Only the lines from the one with "Write a Python" to the one with "color = '#CC00CC'", both included, should be output, without any images.

Records:
┌──
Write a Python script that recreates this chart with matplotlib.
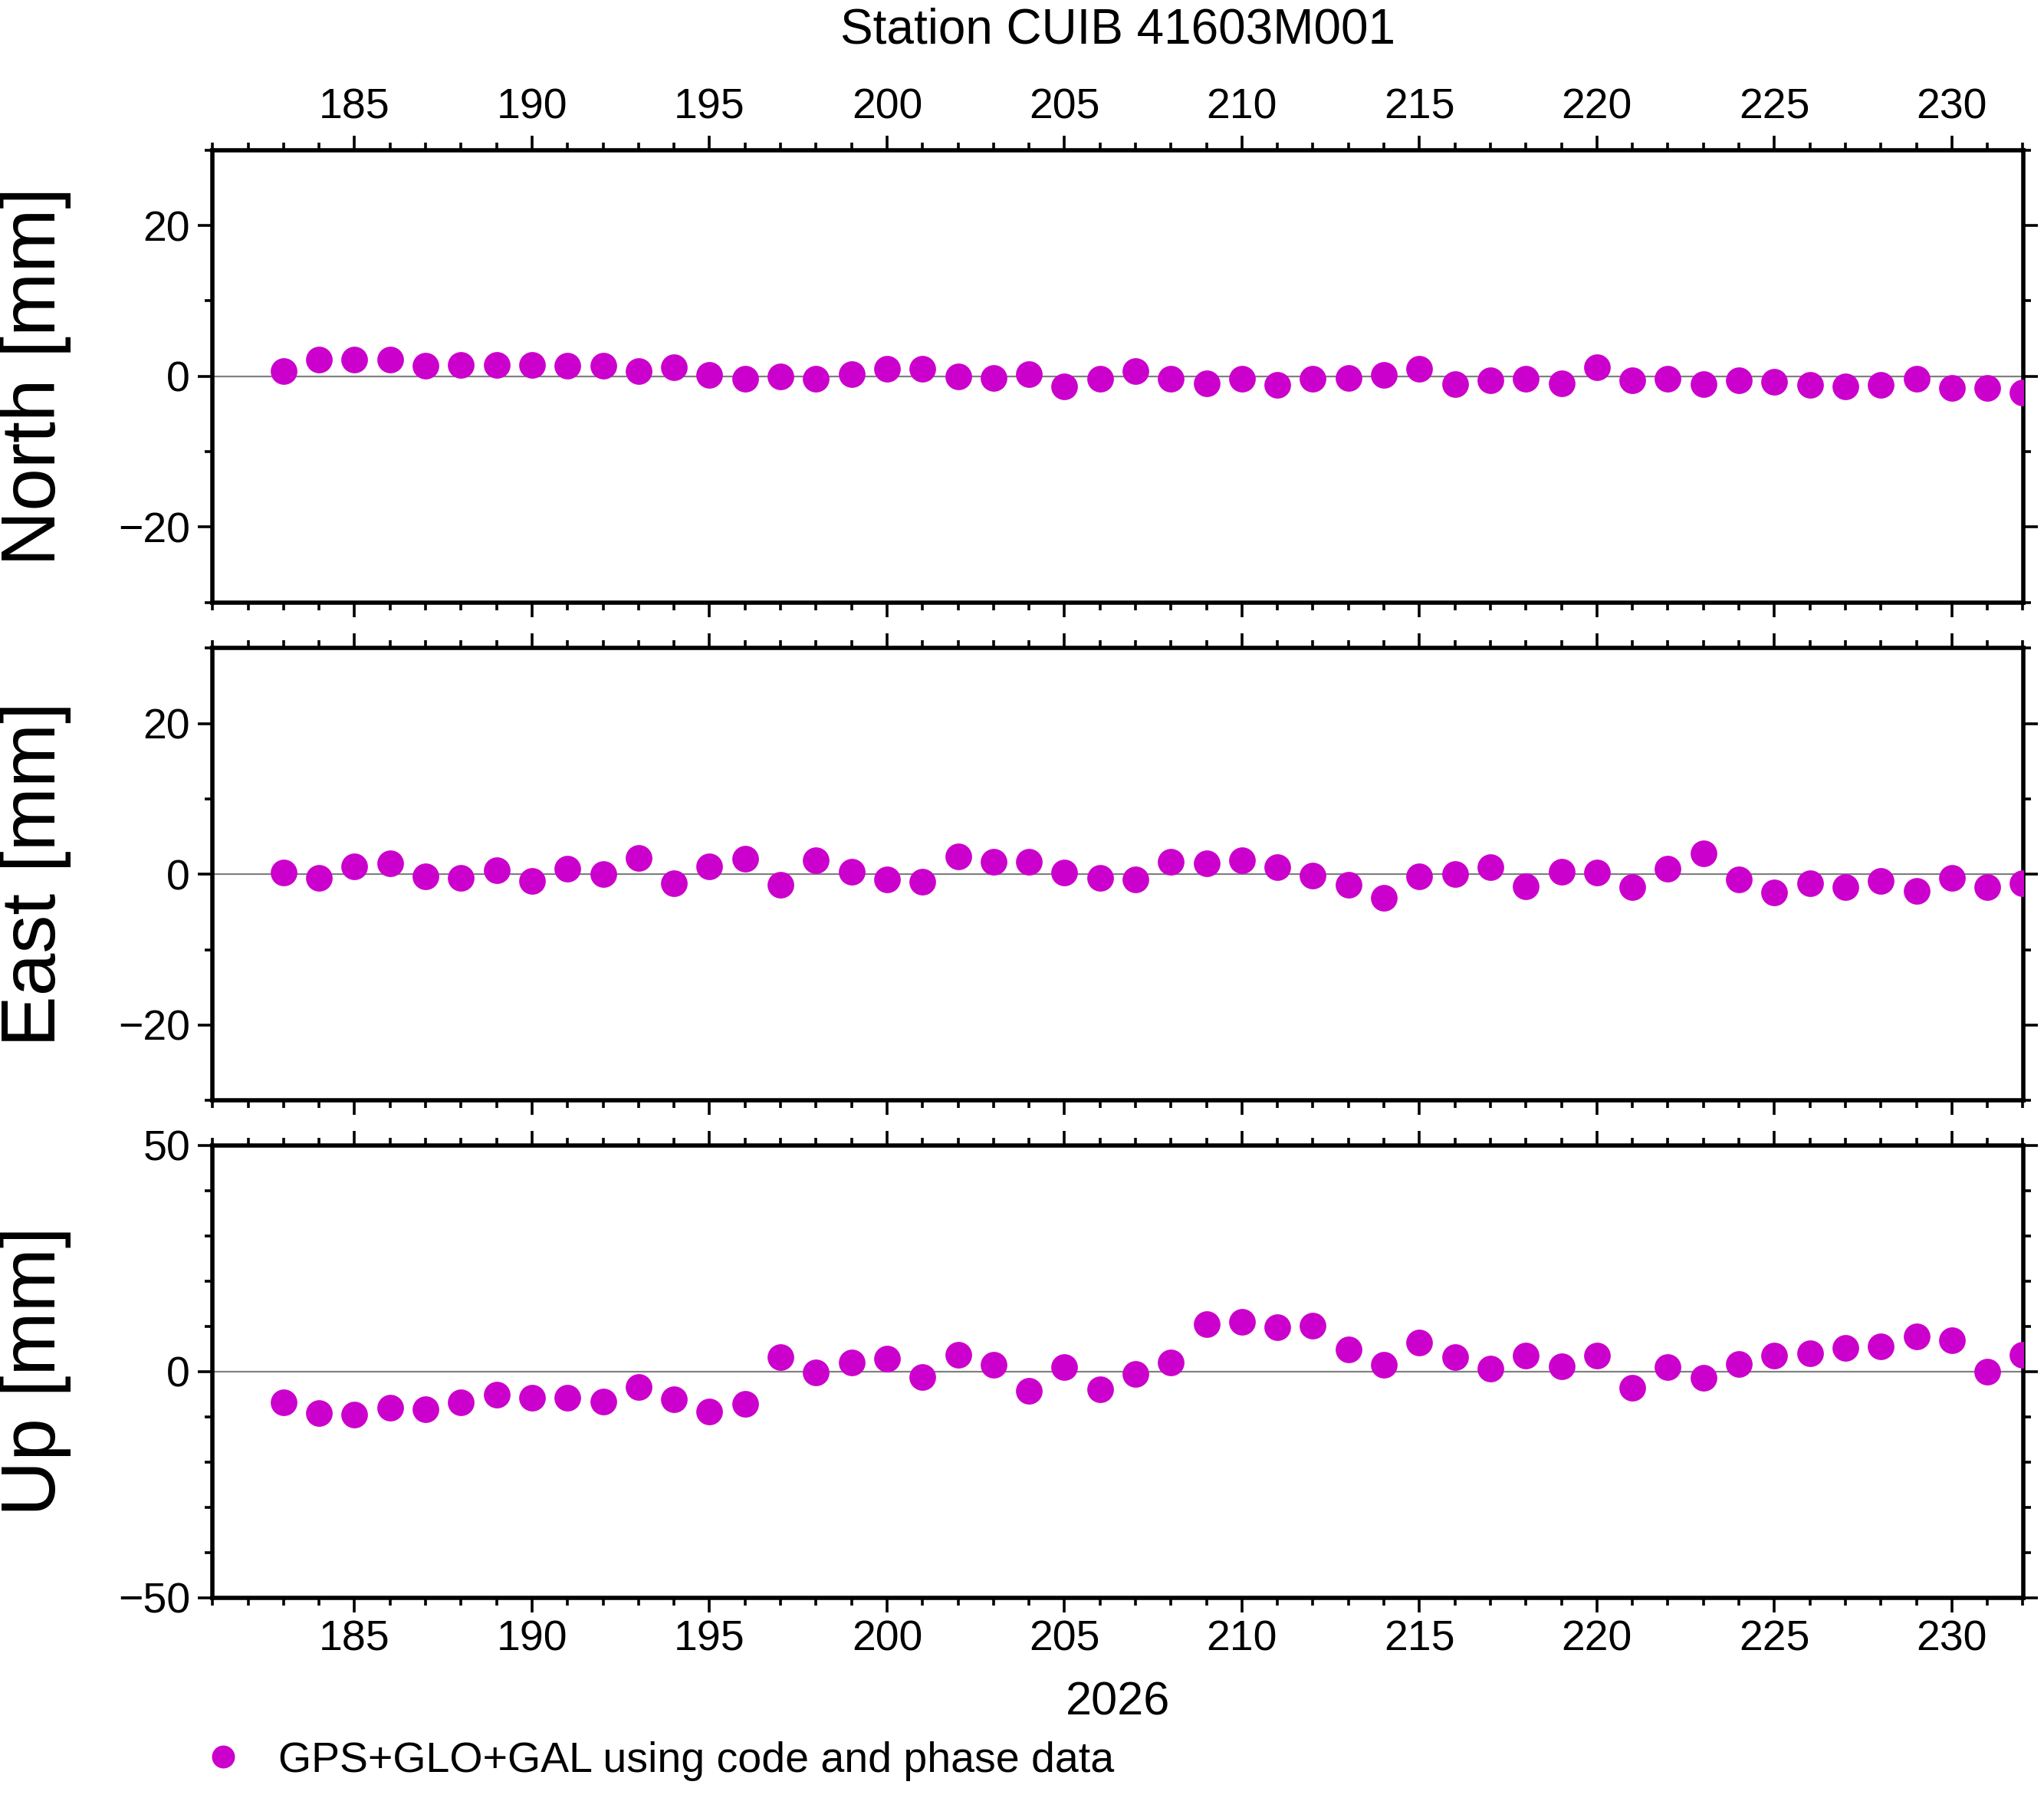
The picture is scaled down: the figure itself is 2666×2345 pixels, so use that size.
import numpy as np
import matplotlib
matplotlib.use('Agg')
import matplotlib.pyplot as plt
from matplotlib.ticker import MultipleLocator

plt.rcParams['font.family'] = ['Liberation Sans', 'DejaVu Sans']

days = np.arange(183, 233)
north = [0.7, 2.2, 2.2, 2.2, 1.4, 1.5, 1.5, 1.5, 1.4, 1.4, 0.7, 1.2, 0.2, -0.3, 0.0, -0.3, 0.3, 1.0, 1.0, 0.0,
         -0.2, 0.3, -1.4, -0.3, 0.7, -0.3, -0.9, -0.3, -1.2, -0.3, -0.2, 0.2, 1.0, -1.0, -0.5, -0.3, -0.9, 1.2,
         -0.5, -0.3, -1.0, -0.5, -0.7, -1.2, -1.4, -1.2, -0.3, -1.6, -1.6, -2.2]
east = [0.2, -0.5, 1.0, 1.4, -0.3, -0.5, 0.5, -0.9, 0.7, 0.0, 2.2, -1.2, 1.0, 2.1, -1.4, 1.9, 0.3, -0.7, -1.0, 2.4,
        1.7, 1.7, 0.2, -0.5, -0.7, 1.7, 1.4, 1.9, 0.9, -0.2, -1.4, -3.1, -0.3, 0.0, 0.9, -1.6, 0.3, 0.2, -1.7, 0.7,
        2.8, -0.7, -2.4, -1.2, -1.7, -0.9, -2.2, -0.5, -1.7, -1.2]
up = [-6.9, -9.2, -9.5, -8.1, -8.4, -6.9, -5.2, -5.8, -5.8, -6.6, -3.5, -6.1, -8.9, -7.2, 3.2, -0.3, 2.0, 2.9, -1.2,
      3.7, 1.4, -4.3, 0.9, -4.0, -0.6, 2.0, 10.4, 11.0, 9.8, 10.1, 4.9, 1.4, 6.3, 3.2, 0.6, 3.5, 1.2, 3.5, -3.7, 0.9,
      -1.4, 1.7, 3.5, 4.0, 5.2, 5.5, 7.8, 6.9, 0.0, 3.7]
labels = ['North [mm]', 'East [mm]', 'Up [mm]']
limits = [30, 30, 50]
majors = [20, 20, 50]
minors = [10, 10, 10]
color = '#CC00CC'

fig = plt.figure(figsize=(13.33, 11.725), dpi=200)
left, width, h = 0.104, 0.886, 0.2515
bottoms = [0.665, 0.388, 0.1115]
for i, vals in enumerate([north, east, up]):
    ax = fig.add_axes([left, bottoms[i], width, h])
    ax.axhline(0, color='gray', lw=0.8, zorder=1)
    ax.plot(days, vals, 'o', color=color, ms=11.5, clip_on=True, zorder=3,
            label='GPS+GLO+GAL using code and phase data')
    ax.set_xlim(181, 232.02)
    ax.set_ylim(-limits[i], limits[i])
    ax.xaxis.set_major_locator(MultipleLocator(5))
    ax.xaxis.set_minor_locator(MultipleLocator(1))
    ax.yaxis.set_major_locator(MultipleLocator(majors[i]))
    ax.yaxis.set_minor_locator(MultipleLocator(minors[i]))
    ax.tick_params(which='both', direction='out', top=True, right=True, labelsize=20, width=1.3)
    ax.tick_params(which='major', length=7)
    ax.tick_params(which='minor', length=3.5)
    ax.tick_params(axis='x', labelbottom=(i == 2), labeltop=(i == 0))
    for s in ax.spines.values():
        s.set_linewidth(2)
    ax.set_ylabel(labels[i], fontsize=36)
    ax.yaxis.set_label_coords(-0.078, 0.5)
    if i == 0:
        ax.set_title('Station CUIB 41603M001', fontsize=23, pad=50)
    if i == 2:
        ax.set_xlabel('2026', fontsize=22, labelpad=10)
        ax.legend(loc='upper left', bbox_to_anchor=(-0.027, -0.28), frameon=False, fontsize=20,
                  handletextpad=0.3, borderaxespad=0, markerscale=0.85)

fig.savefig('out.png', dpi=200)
└──
┌──
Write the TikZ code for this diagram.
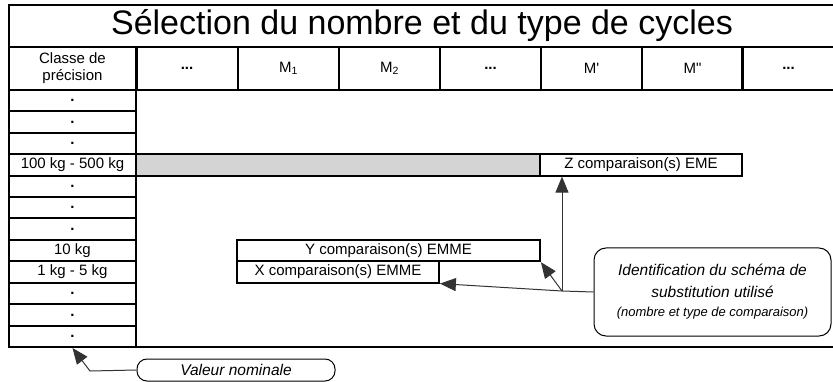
└──
Result:
Write a Python script that recreates this chart with matplotlib.
The picture is scaled down: the figure itself is 2666×2345 pixels, so use that size.
import numpy as np
import matplotlib
matplotlib.use('Agg')
import matplotlib.pyplot as plt
from matplotlib.ticker import MultipleLocator

plt.rcParams['font.family'] = ['Liberation Sans', 'DejaVu Sans']

days = np.arange(183, 233)
north = [0.7, 2.2, 2.2, 2.2, 1.4, 1.5, 1.5, 1.5, 1.4, 1.4, 0.7, 1.2, 0.2, -0.3, 0.0, -0.3, 0.3, 1.0, 1.0, 0.0,
         -0.2, 0.3, -1.4, -0.3, 0.7, -0.3, -0.9, -0.3, -1.2, -0.3, -0.2, 0.2, 1.0, -1.0, -0.5, -0.3, -0.9, 1.2,
         -0.5, -0.3, -1.0, -0.5, -0.7, -1.2, -1.4, -1.2, -0.3, -1.6, -1.6, -2.2]
east = [0.2, -0.5, 1.0, 1.4, -0.3, -0.5, 0.5, -0.9, 0.7, 0.0, 2.2, -1.2, 1.0, 2.1, -1.4, 1.9, 0.3, -0.7, -1.0, 2.4,
        1.7, 1.7, 0.2, -0.5, -0.7, 1.7, 1.4, 1.9, 0.9, -0.2, -1.4, -3.1, -0.3, 0.0, 0.9, -1.6, 0.3, 0.2, -1.7, 0.7,
        2.8, -0.7, -2.4, -1.2, -1.7, -0.9, -2.2, -0.5, -1.7, -1.2]
up = [-6.9, -9.2, -9.5, -8.1, -8.4, -6.9, -5.2, -5.8, -5.8, -6.6, -3.5, -6.1, -8.9, -7.2, 3.2, -0.3, 2.0, 2.9, -1.2,
      3.7, 1.4, -4.3, 0.9, -4.0, -0.6, 2.0, 10.4, 11.0, 9.8, 10.1, 4.9, 1.4, 6.3, 3.2, 0.6, 3.5, 1.2, 3.5, -3.7, 0.9,
      -1.4, 1.7, 3.5, 4.0, 5.2, 5.5, 7.8, 6.9, 0.0, 3.7]
labels = ['North [mm]', 'East [mm]', 'Up [mm]']
limits = [30, 30, 50]
majors = [20, 20, 50]
minors = [10, 10, 10]
color = '#CC00CC'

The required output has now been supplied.